隨著自主編碼代理能夠處理越來越長期的任務，它們已逐漸展現出完成端到端軟體開發的潛力。雖然現有基準測試近期已從局部程式碼編輯演進到從零開始的專案生成，但它們仍僅限於結構簡化的單一架構應用。因此，這些基準無法捕捉真實企業軟體即服務（SaaS）系統中的異質環境、全端協調及系統級複雜度，這在評估代理在現實工程限制下的表現時留下了一個關鍵缺口。為填補此缺口，我們提出 SaaSBench，這是首個旨在探索 AI 代理在企業 SaaS 工程中邊界的基準測試。它涵蓋 6 個 SaaS 領域中的 30 項複雜任務，共 5,370 個驗證節點，並整合了 8 種程式語言、6 種資料庫及 13 種框架，細緻地反映真實軟體的異質性。此外，我們設計了一套專為長期期、多元件耦合的複雜系統量身打造的依賴感知混合評估範式，以實現細粒度且可重現的評估。關鍵的是，我們的大量實驗揭示了一個驚人洞察：當前最先進代理的主要瓶頸並非生成孤立的程式碼邏輯，而是成功配置與整合一個多元件系統。超過 95% 的任務失敗發生在代理甚至尚未觸及深層業務邏輯之前，模型往往因過度自信而在基礎系統設置階段過早停止，或陷入無效的除錯循環。我們希望 SaaSBench 能作為一個實用且具挑戰性的測試平台，推動可靠、系統級程式碼代理的演進。程式碼已於 https://github.com/ShadeCloak/SaaSbench 公開。

English

As autonomous coding agents become capable of handling increasingly long-horizon tasks, they have gradually demonstrated the potential to complete end-to-end software development. Although existing benchmarks have recently evolved from localized code editing to from-scratch project generation, they remain confined to structurally simplified, single-stack applications. Consequently, they fail to capture the heterogeneous environments, full-stack orchestration, and system-level complexity of real enterprise Software as a Service (SaaS) systems, leaving a critical gap in assessing agents under realistic engineering constraints. To fill this gap, we introduce SaaSBench, the first benchmark designed to explore the boundaries of AI agents in enterprise SaaS engineering.
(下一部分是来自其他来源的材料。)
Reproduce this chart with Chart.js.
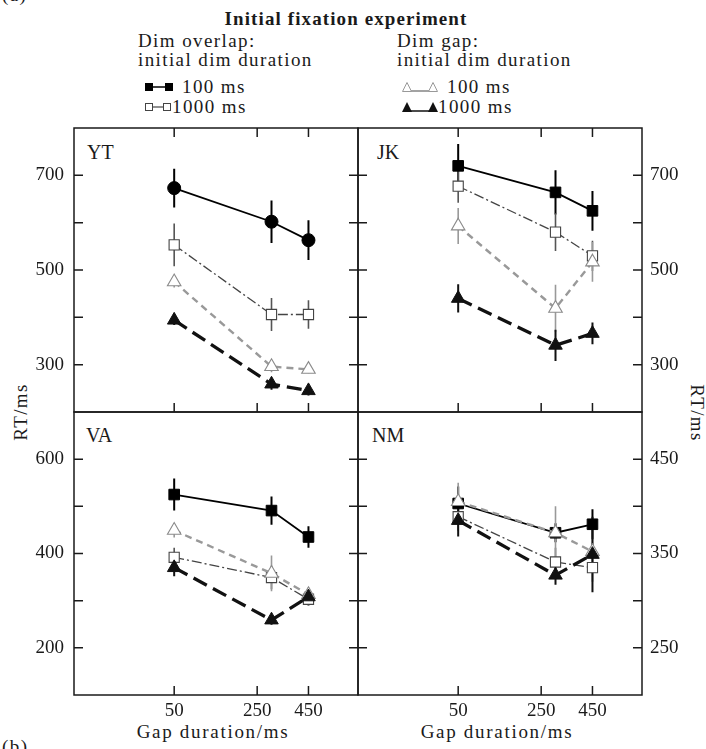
<!DOCTYPE html>
<html><head><meta charset="utf-8">
<script src="https://cdn.jsdelivr.net/npm/chart.js@4.4.1/dist/chart.umd.min.js"></script>
<style>
html,body{margin:0;padding:0;background:#fff;}
body{width:706px;height:749px;position:relative;overflow:hidden;font-family:"Liberation Serif","Times New Roman",serif;color:#1a1a1a;}
.t{position:absolute;white-space:nowrap;font-size:19px;letter-spacing:1.4px;line-height:1;transform:translateY(-50%);}
.c{transform:translate(-50%,-50%);}
.pl{position:absolute;white-space:nowrap;font-size:20px;line-height:1;transform:translateY(-50%);}
canvas{position:absolute;}
svg{position:absolute;overflow:visible;}
</style></head><body>

<div class="t" style="left:2px;top:-6px;">(a)</div>
<div class="t" style="left:2px;top:746px;">(b)</div>
<div class="t c" style="left:346px;top:18px;font-weight:bold;letter-spacing:1.1px;">Initial fixation experiment</div>
<div class="t" style="left:138px;top:40px;">Dim overlap:</div>
<div class="t" style="left:138px;top:59px;">initial dim duration</div>
<div class="t" style="left:182px;top:86px;">100 ms</div>
<div class="t" style="left:172px;top:106px;">1000 ms</div>
<div class="t" style="left:397px;top:40px;">Dim gap:</div>
<div class="t" style="left:397px;top:59px;">initial dim duration</div>
<div class="t" style="left:447px;top:86px;">100 ms</div>
<div class="t" style="left:438px;top:106px;">1000 ms</div>

<svg style="left:0;top:0;" width="706" height="120">
  <line x1="153" y1="87" x2="165" y2="87" stroke="#000" stroke-width="1.5"/>
  <rect x="145" y="83" width="8" height="8" fill="#000"/>
  <rect x="165" y="83" width="8" height="8" fill="#000"/>
  <line x1="152" y1="107" x2="163" y2="107" stroke="#444" stroke-width="1.2"/>
  <rect x="145.5" y="103.5" width="7" height="7" fill="#fff" stroke="#444" stroke-width="1"/>
  <rect x="163.5" y="103.5" width="7" height="7" fill="#fff" stroke="#444" stroke-width="1"/>
  <line x1="410" y1="91" x2="430" y2="91" stroke="#666" stroke-width="1.2"/>
  <polygon points="402.5,91.5 407,82.5 411.5,91.5" fill="#fff" stroke="#999" stroke-width="1"/>
  <polygon points="428.5,91.5 433,82.5 437.5,91.5" fill="#fff" stroke="#999" stroke-width="1"/>
  <line x1="410" y1="111" x2="430" y2="111" stroke="#111" stroke-width="1.5"/>
  <polygon points="402,112 407,102 412,112" fill="#111"/>
  <polygon points="428,112 433,102 438,112" fill="#111"/>
</svg>

<div class="pl" style="left:87px;top:152px;">YT</div>
<div class="pl" style="left:377px;top:152px;">JK</div>
<div class="pl" style="left:86px;top:435px;">VA</div>
<div class="pl" style="left:372px;top:435px;">NM</div>

<div class="t c" style="left:20px;top:412px;transform:translate(-50%,-50%) rotate(-90deg);">RT/ms</div>
<div class="t c" style="left:697px;top:413px;transform:translate(-50%,-50%) rotate(90deg);">RT/ms</div>
<div class="t c" style="left:213px;top:731px;letter-spacing:1.7px;">Gap duration/ms</div>
<div class="t c" style="left:497px;top:731px;letter-spacing:1.7px;">Gap duration/ms</div>

<canvas id="cTL" width="368" height="304" style="left:0;top:118px;"></canvas>
<canvas id="cTR" width="358" height="304" style="left:348px;top:118px;"></canvas>
<canvas id="cBL" width="368" height="347" style="left:0;top:402px;"></canvas>
<canvas id="cBR" width="358" height="347" style="left:348px;top:402px;"></canvas>

<script>
// ---------- data ----------
const gapTickLabels = [50, 250, 450];      // x-axis tick labels (ms)
const gapPoints = [50, 300, 450];          // gap durations where data are plotted (ms)
const seriesNames = ['Dim overlap 100 ms', 'Dim overlap 1000 ms', 'Dim gap 100 ms', 'Dim gap 1000 ms'];

// YT
const ytOverlap100 = [673, 602, 563];  const ytOverlap100Err = [41, 45, 42];
const ytOverlap1000 = [553, 406, 406]; const ytOverlap1000Err = [45, 35, 30];
const ytGap100 = [475, 296, 290];      const ytGap100Err = [12, 12, 8];
const ytGap1000 = [394, 259, 245];     const ytGap1000Err = [10, 12, 10];
// JK
const jkOverlap100 = [720, 664, 625];  const jkOverlap100Err = [46, 47, 42];
const jkOverlap1000 = [677, 580, 530]; const jkOverlap1000Err = [35, 40, 32];
const jkGap100 = [593, 419, 517];      const jkGap100Err = [38, 50, 42];
const jkGap1000 = [440, 341, 366];     const jkGap1000Err = [30, 33, 23];
// VA
const vaOverlap100 = [525, 491, 435];  const vaOverlap100Err = [34, 30, 23];
const vaOverlap1000 = [392, 349, 303]; const vaOverlap1000Err = [20, 25, 12];
const vaGap100 = [449, 358, 313];      const vaGap100Err = [15, 38, 15];
const vaGap1000 = [370, 259, 308];     const vaGap1000Err = [18, 10, 18];
// NM
const nmOverlap100 = [403, 372, 381];  const nmOverlap100Err = [18, 10, 16];
const nmOverlap1000 = [389, 341, 335]; const nmOverlap1000Err = [15, 15, 15];
const nmGap100 = [405, 372, 352];      const nmGap100Err = [20, 28, 15];
const nmGap1000 = [385, 327, 349];     const nmGap1000Err = [17, 10, 40];

// y-axis ranges and labelled ticks
const topYRange = [200, 800]; const topYStep = 100; const topYLabels = [300, 500, 700];
const vaYRange = [100, 700];  const vaYStep = 100;  const vaYLabels = [200, 400, 600];
const nmYRange = [200, 500];  const nmYStep = 50;   const nmYLabels = [250, 350, 450];

// x axis: square-root spaced gap axis (limits in sqrt(ms))
const xSqrtRange = [-3.48, 26.43];

// ---------- plugins ----------
const errorBars = {
  id: 'errorBars',
  beforeDatasetsDraw(chart) {
    const {ctx} = chart; const xs = chart.scales.x, ys = chart.scales.y;
    ctx.save();
    chart.data.datasets.forEach(ds => {
      if (!ds.err) return;
      ctx.strokeStyle = ds.errColor; ctx.lineWidth = ds.errWidth;
      ctx.beginPath();
      ds.data.forEach((p, i) => {
        const px = xs.getPixelForValue(p.x);
        ctx.moveTo(px, ys.getPixelForValue(p.y - ds.err[i]));
        ctx.lineTo(px, ys.getPixelForValue(p.y + ds.err[i]));
      });
      ctx.stroke();
    });
    ctx.restore();
  }
};
const frame = {
  id: 'frame',
  afterDraw(chart, args, opts) {
    const {ctx, chartArea: a} = chart; const xs = chart.scales.x, ys = chart.scales.y;
    const L = 9;
    ctx.save();
    ctx.strokeStyle = '#1a1a1a'; ctx.lineWidth = 1.5;
    ctx.strokeRect(a.left, a.top, a.right - a.left, a.bottom - a.top);
    ctx.beginPath();
    ys.ticks.forEach(t => {
      const py = ys.getPixelForValue(t.value);
      if (py <= a.top + 1 || py >= a.bottom - 1) return;
      ctx.moveTo(a.left, py); ctx.lineTo(a.left + L, py);
      ctx.moveTo(a.right, py); ctx.lineTo(a.right - L, py);
    });
    gapTickLabels.forEach(g => {
      const px = xs.getPixelForValue(Math.sqrt(g));
      if (opts.topTicks) { ctx.moveTo(px, a.top); ctx.lineTo(px, a.top + L); }
      ctx.moveTo(px, a.bottom); ctx.lineTo(px, a.bottom - L);
    });
    ctx.stroke();
    ctx.restore();
  }
};

// ---------- helpers ----------
const pts = vals => vals.map((v, i) => ({x: Math.sqrt(gapPoints[i]), y: v}));

function datasets(s1, e1, s2, e2, s3, e3, s4, e4, circle) {
  return [
    {label: seriesNames[0], data: pts(s1), err: e1, errColor: '#000', errWidth: 2,
     borderColor: '#000', borderWidth: 1.8, pointStyle: circle ? 'circle' : 'rect',
     pointRadius: circle ? 6.5 : 7.5, pointBackgroundColor: '#000', pointBorderColor: '#000', pointBorderWidth: 1, order: 4},
    {label: seriesNames[1], data: pts(s2), err: e2, errColor: '#555', errWidth: 1.6,
     borderColor: '#444', borderWidth: 1.3, borderDash: [10, 3, 2, 3], pointStyle: 'rect',
     pointRadius: 7.2, pointBackgroundColor: '#fff', pointBorderColor: '#444', pointBorderWidth: 1.1, order: 3},
    {label: seriesNames[2], data: pts(s3), err: e3, errColor: '#999', errWidth: 1.6,
     borderColor: '#999', borderWidth: 2.4, borderDash: [7, 5], pointStyle: 'triangle',
     pointRadius: 7.8, pointBackgroundColor: '#fff', pointBorderColor: '#8a8a8a', pointBorderWidth: 1.1, order: 2},
    {label: seriesNames[3], data: pts(s4), err: e4, errColor: '#111', errWidth: 2,
     borderColor: '#111', borderWidth: 3.3, borderDash: [15, 7], pointStyle: 'triangle',
     pointRadius: 7.8, pointBackgroundColor: '#111', pointBorderColor: '#111', pointBorderWidth: 1, order: 1}
  ];
}

function zeroPad(s) { s.paddingTop = 0; s.paddingBottom = 0; s.paddingLeft = 0; s.paddingRight = 0; }

function makeChart(id, dsets, o) {
  const font = {family: '"Liberation Serif","Times New Roman",serif', size: 19};
  new Chart(document.getElementById(id), {
    type: 'line',
    data: {datasets: dsets},
    options: {
      responsive: false, animation: false, events: [],
      layout: {padding: o.padding},
      plugins: {legend: {display: false}, tooltip: {enabled: false}, frame: {topTicks: o.topTicks}},
      elements: {line: {tension: 0, borderCapStyle: 'butt'}},
      scales: {
        x: {
          type: 'linear', display: o.showX, min: xSqrtRange[0], max: xSqrtRange[1],
          grid: {display: false, drawTicks: false}, border: {display: false},
          afterBuildTicks: s => { s.ticks = gapTickLabels.map(g => ({value: Math.sqrt(g)})); },
          ticks: {font, color: '#1a1a1a', padding: 5, maxRotation: 0, autoSkip: false,
                  callback: v => String(Math.round(v * v))},
          afterFit: s => { if (o.showX) s.height = 54; zeroPad(s); }
        },
        y: {
          type: 'linear', position: o.yPos, min: o.yRange[0], max: o.yRange[1],
          grid: {display: false, drawTicks: false}, border: {display: false},
          ticks: {font, color: '#1a1a1a', stepSize: o.yStep, padding: o.yPos === 'left' ? 10 : 8,
                  callback: v => (o.yLabels.includes(v) ? String(v) : '')},
          afterFit: s => { s.width = o.yPos === 'left' ? 74 : 64; zeroPad(s); }
        }
      }
    },
    plugins: [errorBars, frame]
  });
}

makeChart('cTL', datasets(ytOverlap100, ytOverlap100Err, ytOverlap1000, ytOverlap1000Err, ytGap100, ytGap100Err, ytGap1000, ytGap1000Err, true),
  {padding: {top: 10, bottom: 10, left: 0, right: 10}, yPos: 'left', yRange: topYRange, yStep: topYStep, yLabels: topYLabels, showX: false, topTicks: true});
makeChart('cTR', datasets(jkOverlap100, jkOverlap100Err, jkOverlap1000, jkOverlap1000Err, jkGap100, jkGap100Err, jkGap1000, jkGap1000Err, false),
  {padding: {top: 10, bottom: 10, left: 10, right: 0}, yPos: 'right', yRange: topYRange, yStep: topYStep, yLabels: topYLabels, showX: false, topTicks: true});
makeChart('cBL', datasets(vaOverlap100, vaOverlap100Err, vaOverlap1000, vaOverlap1000Err, vaGap100, vaGap100Err, vaGap1000, vaGap1000Err, false),
  {padding: {top: 10, bottom: 0, left: 0, right: 10}, yPos: 'left', yRange: vaYRange, yStep: vaYStep, yLabels: vaYLabels, showX: true, topTicks: false});
makeChart('cBR', datasets(nmOverlap100, nmOverlap100Err, nmOverlap1000, nmOverlap1000Err, nmGap100, nmGap100Err, nmGap1000, nmGap1000Err, false),
  {padding: {top: 10, bottom: 0, left: 10, right: 0}, yPos: 'right', yRange: nmYRange, yStep: nmYStep, yLabels: nmYLabels, showX: true, topTicks: false});
</script>
</body></html>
Spanning 30 complex tasks across 6 SaaS domains with 5,370 validation nodes, it incorporates 8 programming languages, 6 databases, and 13 frameworks to meticulously mirror real-world software heterogeneity. Furthermore, we design a dependency-aware hybrid evaluation paradigm tailored for complex systems with long horizons and multi-component coupling, enabling fine-grained, reproducible assessment. Crucially, our extensive experiments reveal a striking insight: the primary bottleneck for state-of-the-art agents is not generating isolated code logic, but successfully configuring and integrating a multi-component system. Over 95\% of task failures occur before agents even reach deep business logic, with models often falling victim to overconfidence and prematurely halting during foundational system setup, or getting trapped in ineffective debugging loops. We hope SaaSBench serves as a practical and challenging testbed to drive the evolution of reliable, system-level coding agents. The code is available at https://github.com/ShadeCloak/SaaSbench.